All 22 tRNA genes that were usually found in the mitogenomes of insects, resided in that of R. callantha. The length of tRNA genes ranged from 62 bp (trnS1) to 71 bp (trnK and trnV), and A + T content ranged from 73.1% (trnL2) to 92.4% (trnE). The length of two rRNA genes were 1293 bp (rrnL) and 770 bp (rrnS), and the A + T content were 83.7% (rrnL) and 85.3% (rrnS), respectively. The A + T-rich region of R. callantha was 340 bp and located between the rrnS and trnM. The A + T content of this region was 93.2%.

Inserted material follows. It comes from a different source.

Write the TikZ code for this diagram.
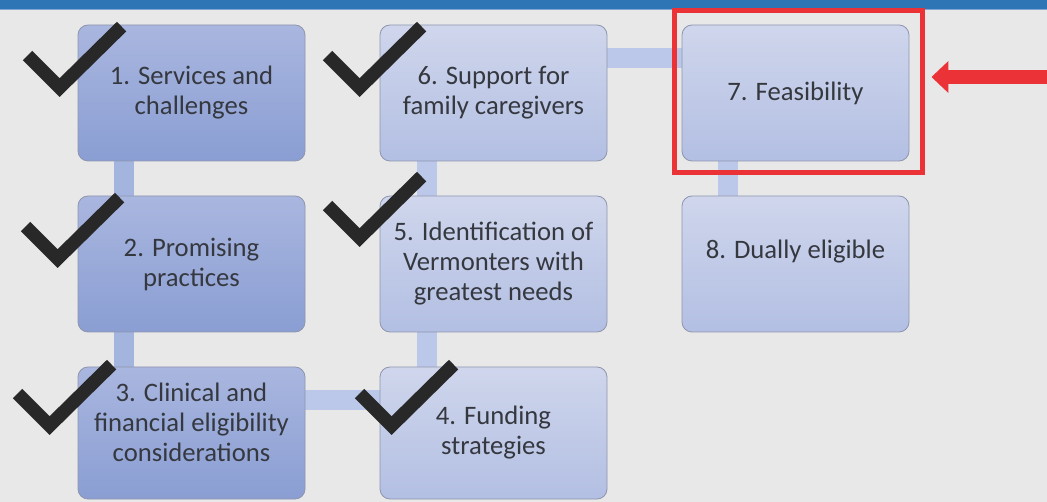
\documentclass[tikz,border=0pt]{standalone}
\usepackage{fontspec}
\setmainfont{Carlito}
\usetikzlibrary{positioning,backgrounds,fit,arrows.meta}

\definecolor{slide}{HTML}{E8E8E8}
\definecolor{titlebar}{HTML}{2E75B6}
\definecolor{titleline}{HTML}{7FA6D6}
\definecolor{dtop}{HTML}{A9B6DF}
\definecolor{dbot}{HTML}{8A9ED3}
\definecolor{ltop}{HTML}{CFD6EC}
\definecolor{lbot}{HTML}{B3BFE3}
\definecolor{boxline}{HTML}{8E96AE}
\definecolor{dlink}{HTML}{A3B4DF}
\definecolor{llink}{HTML}{BCC8EA}
\definecolor{txt}{HTML}{35383F}
\definecolor{tickc}{HTML}{282828}
\definecolor{hired}{HTML}{EB3237}

\tikzset{
  checkmark/.pic={\draw[line width=10pt, tickc, miter limit=10] (-32,-32) -- (0,0) -- (62,-61);}
}

\begin{document}
\begin{tikzpicture}[x=0.75pt,y=-0.75pt,node distance=128.25pt and 226.5pt,on grid,
    box/.style={draw=boxline, line width=0.6pt, rounded corners=7.5pt,
      minimum width=170.25pt, minimum height=102pt, align=center,
      text=txt, font=\fontsize{20}{22.5}\selectfont},
    darkbox/.style={box, top color=dtop, bottom color=dbot},
    lightbox/.style={box, top color=ltop, bottom color=lbot},
    lastrow/.style={minimum height=99pt, yshift=1.5pt},
    link/.style={line width=15pt, llink},
    frame/.style={draw=hired, line width=3.75pt},
    pointer/.style={hired, line width=11pt, -{Triangle[length=12.75pt,width=23.25pt]}}]
  \useasboundingbox (0,0) rectangle (1047,502);

  \node[darkbox] (s1) at (191.5,93) {1. Services and\\ challenges};
  \node[darkbox] (s2) [below=of s1] {2. Promising\\ practices};
  \node[darkbox, lastrow] (s3) [below=of s2] {3. Clinical and\\ financial eligibility\\ considerations\\[-6pt]\mbox{}};
  \node[lightbox] (s6) [right=of s1] {6. Support for\\ family caregivers};
  \node[lightbox] (s5) [below=of s6] {5. Identification of\\ Vermonters with\\ greatest needs};
  \node[lightbox, lastrow] (s4) [below=of s5] {4. Funding\\ strategies};
  \node[lightbox] (s7) [right=of s6] {7. Feasibility};
  \node[lightbox] (s8) [below=of s7] {8. Dually eligible\\ \mbox{}};

  \begin{scope}[on background layer]
    \fill[slide] (0,0) rectangle (1047,502);
    \fill[titlebar] (0,0) rectangle (1047,9);
    \fill[titleline] (0,9) rectangle (1047,10.5);
    % bars joining the steps
    \draw[link, dlink] ([shift={(-67.5,0)}]s1.center) -- ([shift={(-67.5,0)}]s2.center);
    \draw[link, dlink] ([shift={(-67.5,0)}]s2.center) -- ([shift={(-67.5,0)}]s3.center);
    \draw[link] ([shift={(0,-33)}]s3.center) -- ([shift={(0,-33)}]s4.center);
    \draw[link] ([shift={(-67,0)}]s4.center) -- ([shift={(-67,0)}]s5.center);
    \draw[link] ([shift={(-67,0)}]s5.center) -- ([shift={(-67,0)}]s6.center);
    \draw[link] ([shift={(0,-35)}]s6.center) -- ([shift={(0,-35)}]s7.center);
    \draw[link] ([shift={(-67.5,0)}]s7.center) -- ([shift={(-67.5,0)}]s8.center);
  \end{scope}

  % finished steps
  \pic at ([shift={(-18,63)}]s1.north west) {checkmark};
  \pic at ([shift={(-20,63)}]s2.north west) {checkmark};
  \pic at ([shift={(-28,59)}]s3.north west) {checkmark};
  \pic at ([shift={(12,59)}]s4.north west) {checkmark};
  \pic at ([shift={(-20,42)}]s5.north west) {checkmark};
  \pic at ([shift={(-20,63)}]s6.north west) {checkmark};

  % current step
  \node[frame, fit=(s7), inner xsep=7.9pt, inner ysep=9.75pt, xshift=2.25pt, yshift=1.1pt] (hl) {};
  \coordinate (tail) at (1050,77);
  \draw[pointer, shorten >=4.5pt] (tail) -- (tail -| hl.east);
\end{tikzpicture}
\end{document}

To validate the phylogenetic position of R. callantha, we selected the mitochondrial DNA sequences of 36 Lepidoptera species (34 Sphingidae as ingroup and two as outgroup). Biston panterinaria (Bremer et Grey, 1853) (GenBank accession number KU325533) and Phthonandria atrilineata (Butler, 1881) (GenBank accession number EU569764) from Geometridae which were confirmed as the most closely related to the superfamily Bombycoidea, were selected as outgroup (Yang et al. 2009). Every nucleotide sequences of PCGs were aligned by MAFFT (Katoh et al. 2005). Then the aligned sequences were concatenated into a dataset. The alignment of Sphingidae was deposited in the Science Data Bank, DOI 10.57760/sciencedb.01748. We analyzed the concatenated dataset of PCGs using the maximum-likelihood (ML) on the W-IQ-Tree web server method to reconstruct the phylogenetic relationship of R. callantha with other species of Sphingidae under the best-fit model: GTR + F + I + G4 chosen according to BIC selected by W-IQ-Tree web server (Trifinopoulos et al. 2016). The results recovered the monophyly of subfamilies of Sphingidae with high supporting values (Figure 1). Langinae was the first subfamily diverged in Sphingidae, which was in accordance with the results of Wang et al. (2021). R. callantha was the member of subfamily Smerinthinae, and closely related to the genus Marumba which was agreed with the morphological features (Kitching 2022).

Figure 1.

Maximum likelihood tree of Sphingidae based on the nucleotide sequences of 13 protein-coding genes dataset. The ultrafast bootstrap approximation (UFBoot) value was shown on the nodes (values below 75 were not shown).

Authors contribution

Yin-Feng Meng, Guo-Tao Lv, Xu Wang, Yi-Xin Huang and Yong-Ling Wu were involved in the conception and design, analysis and interpretation of the data; Xu Wang and Yi-Xin Huang collected insect; Yin-Feng Meng and Yong-Ling Wu drafted the paper and revised it critically for intellectual content. Yong-Ling Wu gave final approval of the version to be published. All authors agree to be accountable for all aspects of the work.